Fired up after hosting last year's Cop21 climate conference, President François Hollande announced in April that a floor price for each tonne of carbon in electricity production would be introduced, meaning that an additional tax would be slapped on electricity produced by power stations fired by fossil fuels - coal, gas or oil.
Environment Minister Ségolène Royal later said that the measure would only apply to coal-fired power stations, which are the heaviest polluters.
France only has four such power stations, two operated by national power company EDF, two by Germany's Uniper.
But the plan led to protests in the towns that would have been affected.
They were organised by the CGT trade union, which claims the tax would mean the plants would close within two years, leading to the loss of 5,000 jobs within two years.
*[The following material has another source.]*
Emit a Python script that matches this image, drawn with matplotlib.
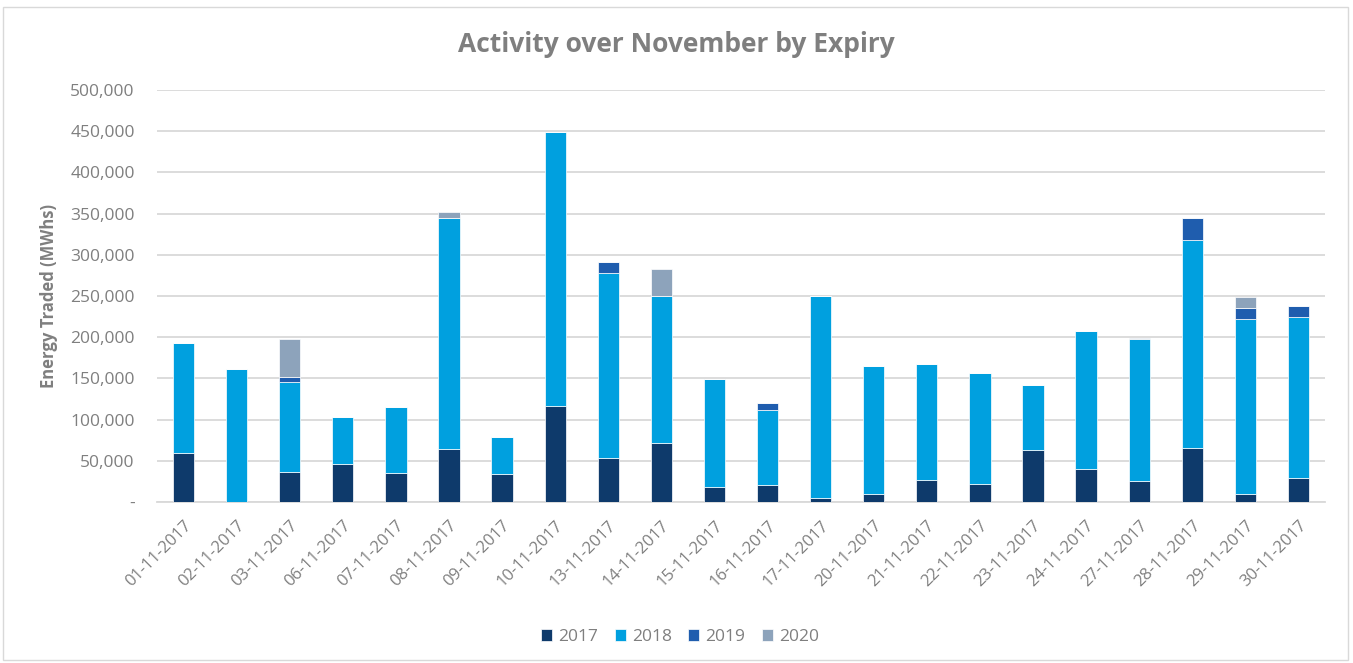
import matplotlib
matplotlib.use("Agg")
import matplotlib.pyplot as plt
import numpy as np
from matplotlib.patches import Rectangle
from matplotlib.ticker import FuncFormatter

dates = ["01-11-2017", "02-11-2017", "03-11-2017", "06-11-2017", "07-11-2017",
         "08-11-2017", "09-11-2017", "10-11-2017", "13-11-2017", "14-11-2017",
         "15-11-2017", "16-11-2017", "17-11-2017", "20-11-2017", "21-11-2017",
         "22-11-2017", "23-11-2017", "24-11-2017", "27-11-2017", "28-11-2017",
         "29-11-2017", "30-11-2017"]
exp_2017 = [59000, 0, 37000, 46500, 35600, 64000, 34000, 117000, 54000, 71600, 18600,
            21000, 5000, 10000, 27000, 21500, 63500, 40500, 26000, 66000, 10000, 28700]
exp_2018 = [133500, 161500, 108500, 57000, 79500, 280500, 44500, 332500, 224000, 178000, 131000,
            90500, 244500, 154500, 140200, 135000, 78500, 167000, 171500, 251500, 212500, 195800]
exp_2019 = [0, 0, 5700, 0, 0, 0, 0, 0, 12900, 0, 0,
            9000, 0, 0, 0, 0, 0, 0, 0, 26600, 12700, 13000]
exp_2020 = [0, 0, 47000, 0, 0, 7000, 0, 0, 0, 33500, 0,
            0, 0, 0, 0, 0, 0, 0, 1500, 0, 13000, 0]

series = [("2017", exp_2017, "#0E3A6B"),
          ("2018", exp_2018, "#00A0DF"),
          ("2019", exp_2019, "#1F5DAE"),
          ("2020", exp_2020, "#8DA3BB")]

TEXT = "#7F7F7F"
GRID = "#D9D9D9"

plt.rcParams["font.family"] = ["Open Sans", "DejaVu Sans"]

fig = plt.figure(figsize=(13.53, 6.63), dpi=100)
ax = fig.add_axes([157 / 1353, 1 - 502 / 663, (1325 - 157) / 1353, (502 - 90) / 663])

x = np.arange(len(dates))
bottom = np.zeros(len(dates))
for name, vals, color in series:
    vals = np.array(vals, dtype=float)
    ax.bar(x, vals, 0.4, bottom=bottom, color=color, label=name,
           edgecolor="white", linewidth=0.5, zorder=3)
    bottom += vals

ax.set_xlim(-0.5, len(dates) - 0.5)
ax.set_ylim(0, 500000)
ax.set_yticks(np.arange(0, 500001, 50000))
ax.yaxis.set_major_formatter(FuncFormatter(lambda v, p: "-" if v == 0 else f"{int(v):,}"))
ax.set_xticks(x)
ax.set_xticklabels(dates, rotation=45, ha="right", rotation_mode="anchor")
ax.tick_params(axis="x", length=0, pad=11, labelsize=12, colors=TEXT)
ax.tick_params(axis="y", length=0, pad=16, labelsize=12.5, colors=TEXT)
ax.grid(axis="y", color=GRID, linewidth=1.3, zorder=0)
for s in ("left", "right", "top"):
    ax.spines[s].set_visible(False)
ax.spines["bottom"].set_color(GRID)
ax.spines["bottom"].set_linewidth(1.3)

ax.set_ylabel("Energy Traded (MWhs)", color=TEXT, fontsize=12, fontweight="bold", labelpad=9)
fig.text(676 / 1353, 1 - 45 / 663, "Activity over November by Expiry", ha="center", va="center",
         color=TEXT, fontsize=19, fontweight="bold")

fig.legend(loc="center", bbox_to_anchor=(680 / 1353, 1 - 637 / 663), ncol=4, frameon=False,
           fontsize=12.5, labelcolor=TEXT, handlelength=0.63, handleheight=0.63,
           handletextpad=0.35, columnspacing=0.95)

fig.patches.append(Rectangle((3 / 1353, 3 / 663), 1345 / 1353, 653 / 663, transform=fig.transFigure,
                             fill=False, edgecolor=GRID, linewidth=1))

fig.savefig("out.png", dpi=100, facecolor="white")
In a parliamentary debate on Thursday night the government withdrew the amendment that would have put the tax into effect, because of the "considerable feeling" it had aroused, as Budget Minister Christian Eckert put it.
But the measure will be introduced at a later date, Eckert said, and on Friday the environment ministry said it would be done at a European level.
The CGT pledged to remain "vigilant".
EDF on Friday announced that it would spread out the temporary closure of five nuclear reactors until mid-January.
The closures were ordered by the nuclear safety watchdog for checks on equipment that have a high carbon content.
Diesel tax break extended to petrol
The French parliament also voted on Thursday night to extend tax breaks for companies using diesel-fuelled vehicles to petrol.
By 2012 companies will be able to claim an 80-percent reduction on VAT on petrol, although the exemption will start next year at 10 percent.
The tax concession meant that nearly all vehicles used by businesses are currently high-polluting diesel.
Half of all sales of new vehicles in France are to companies.
The Cop22 conference takes place in Marrakesh on 7-18 November.